• **The task**
Stop at the line containing "(spec) at (1073.5,513)": repeat exactly every line of the entries below from the first up to it, plus that line, with pictures omitted.

• **Records provided**

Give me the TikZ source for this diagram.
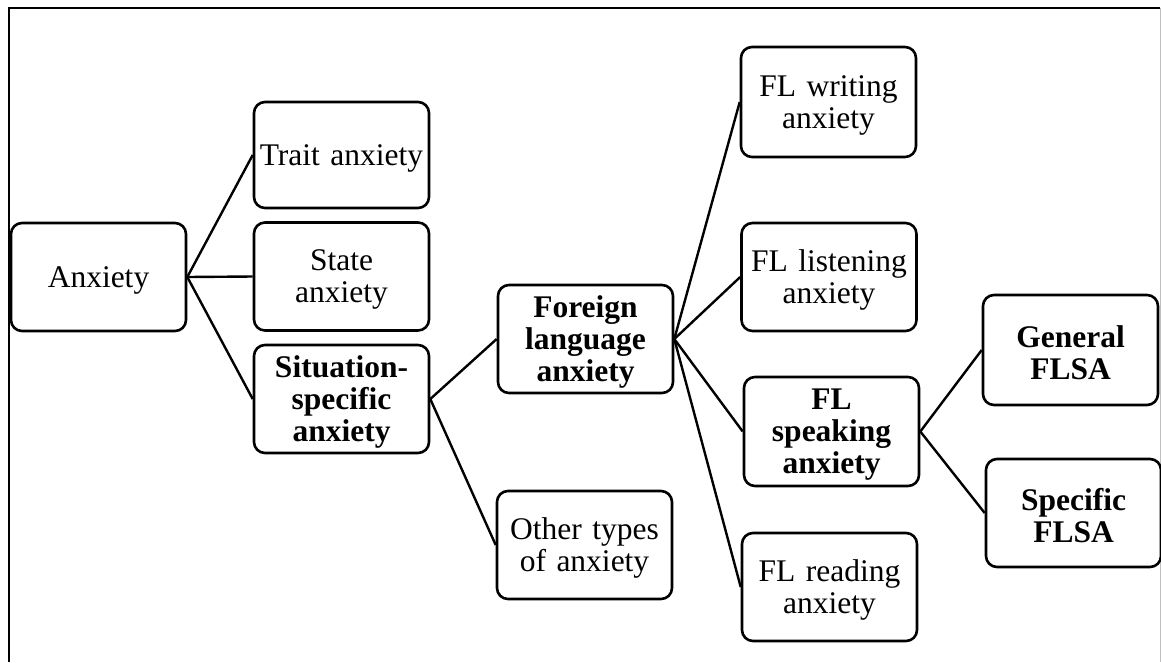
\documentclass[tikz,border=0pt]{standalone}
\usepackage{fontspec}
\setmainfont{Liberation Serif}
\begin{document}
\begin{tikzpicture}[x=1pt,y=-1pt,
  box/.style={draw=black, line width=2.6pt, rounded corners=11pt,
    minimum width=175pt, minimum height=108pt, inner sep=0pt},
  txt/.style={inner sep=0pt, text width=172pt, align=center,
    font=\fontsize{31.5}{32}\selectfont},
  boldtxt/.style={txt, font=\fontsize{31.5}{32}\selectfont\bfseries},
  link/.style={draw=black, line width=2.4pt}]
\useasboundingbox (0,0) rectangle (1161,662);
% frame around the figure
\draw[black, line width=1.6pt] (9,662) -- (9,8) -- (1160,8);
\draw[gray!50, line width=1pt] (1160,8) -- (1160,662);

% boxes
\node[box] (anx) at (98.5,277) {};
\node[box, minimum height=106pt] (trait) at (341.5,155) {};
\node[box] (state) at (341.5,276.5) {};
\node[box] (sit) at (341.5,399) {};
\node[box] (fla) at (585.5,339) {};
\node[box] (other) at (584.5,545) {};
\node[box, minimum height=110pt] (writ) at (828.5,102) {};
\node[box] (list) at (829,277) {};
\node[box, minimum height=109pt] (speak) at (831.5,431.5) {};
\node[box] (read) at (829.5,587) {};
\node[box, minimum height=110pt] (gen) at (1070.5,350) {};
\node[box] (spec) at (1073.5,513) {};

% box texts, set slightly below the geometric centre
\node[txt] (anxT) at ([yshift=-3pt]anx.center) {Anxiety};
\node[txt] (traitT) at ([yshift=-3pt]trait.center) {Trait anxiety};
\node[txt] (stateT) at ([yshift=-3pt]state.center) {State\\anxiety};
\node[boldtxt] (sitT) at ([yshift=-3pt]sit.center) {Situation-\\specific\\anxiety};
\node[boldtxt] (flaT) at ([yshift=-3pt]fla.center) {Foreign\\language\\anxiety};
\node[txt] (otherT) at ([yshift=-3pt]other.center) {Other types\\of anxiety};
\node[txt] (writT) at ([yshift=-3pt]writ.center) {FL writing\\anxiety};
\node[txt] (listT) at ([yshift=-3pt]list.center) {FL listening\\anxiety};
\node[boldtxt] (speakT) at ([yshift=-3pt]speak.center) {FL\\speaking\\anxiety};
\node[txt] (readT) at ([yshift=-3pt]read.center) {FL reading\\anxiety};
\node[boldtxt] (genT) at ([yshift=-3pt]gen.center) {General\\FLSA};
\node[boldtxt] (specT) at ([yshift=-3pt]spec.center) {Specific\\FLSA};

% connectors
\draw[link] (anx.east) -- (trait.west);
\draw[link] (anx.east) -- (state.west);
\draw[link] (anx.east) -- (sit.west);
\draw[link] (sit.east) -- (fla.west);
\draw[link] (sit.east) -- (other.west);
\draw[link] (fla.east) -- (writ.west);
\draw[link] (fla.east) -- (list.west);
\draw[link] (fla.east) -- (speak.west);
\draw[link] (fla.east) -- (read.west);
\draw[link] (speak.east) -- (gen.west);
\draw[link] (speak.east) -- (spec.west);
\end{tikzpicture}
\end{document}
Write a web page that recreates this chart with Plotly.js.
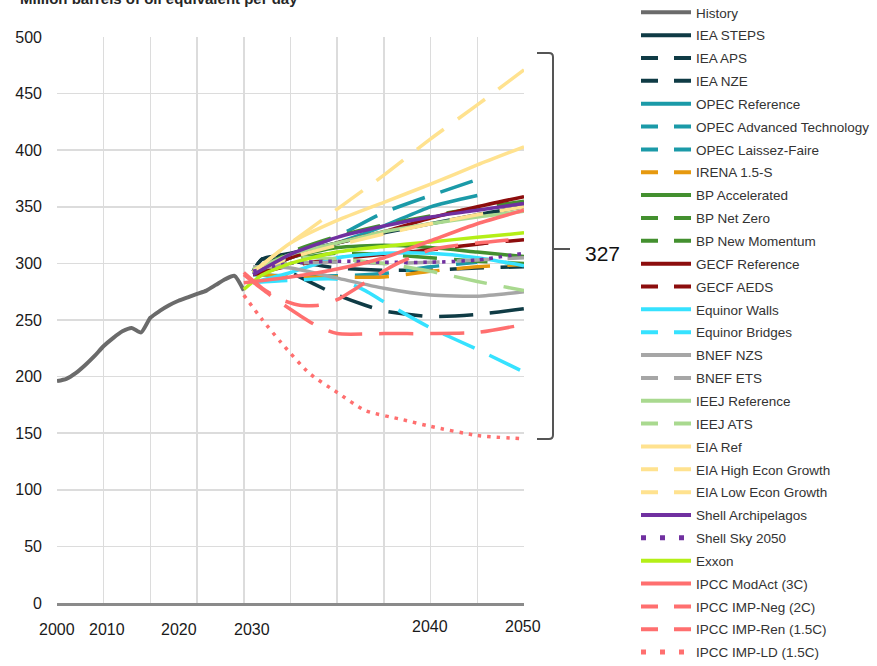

• **Written answer**
Give me the TikZ source for this diagram.
\documentclass[tikz,border=0pt]{standalone}
\usepackage{fontspec}
\setmainfont{Liberation Serif}
\begin{document}
\begin{tikzpicture}[x=1pt,y=-1pt,
  box/.style={draw=black, line width=2.6pt, rounded corners=11pt,
    minimum width=175pt, minimum height=108pt, inner sep=0pt},
  txt/.style={inner sep=0pt, text width=172pt, align=center,
    font=\fontsize{31.5}{32}\selectfont},
  boldtxt/.style={txt, font=\fontsize{31.5}{32}\selectfont\bfseries},
  link/.style={draw=black, line width=2.4pt}]
\useasboundingbox (0,0) rectangle (1161,662);
% frame around the figure
\draw[black, line width=1.6pt] (9,662) -- (9,8) -- (1160,8);
\draw[gray!50, line width=1pt] (1160,8) -- (1160,662);

% boxes
\node[box] (anx) at (98.5,277) {};
\node[box, minimum height=106pt] (trait) at (341.5,155) {};
\node[box] (state) at (341.5,276.5) {};
\node[box] (sit) at (341.5,399) {};
\node[box] (fla) at (585.5,339) {};
\node[box] (other) at (584.5,545) {};
\node[box, minimum height=110pt] (writ) at (828.5,102) {};
\node[box] (list) at (829,277) {};
\node[box, minimum height=109pt] (speak) at (831.5,431.5) {};
\node[box] (read) at (829.5,587) {};
\node[box, minimum height=110pt] (gen) at (1070.5,350) {};
\node[box] (spec) at (1073.5,513) {};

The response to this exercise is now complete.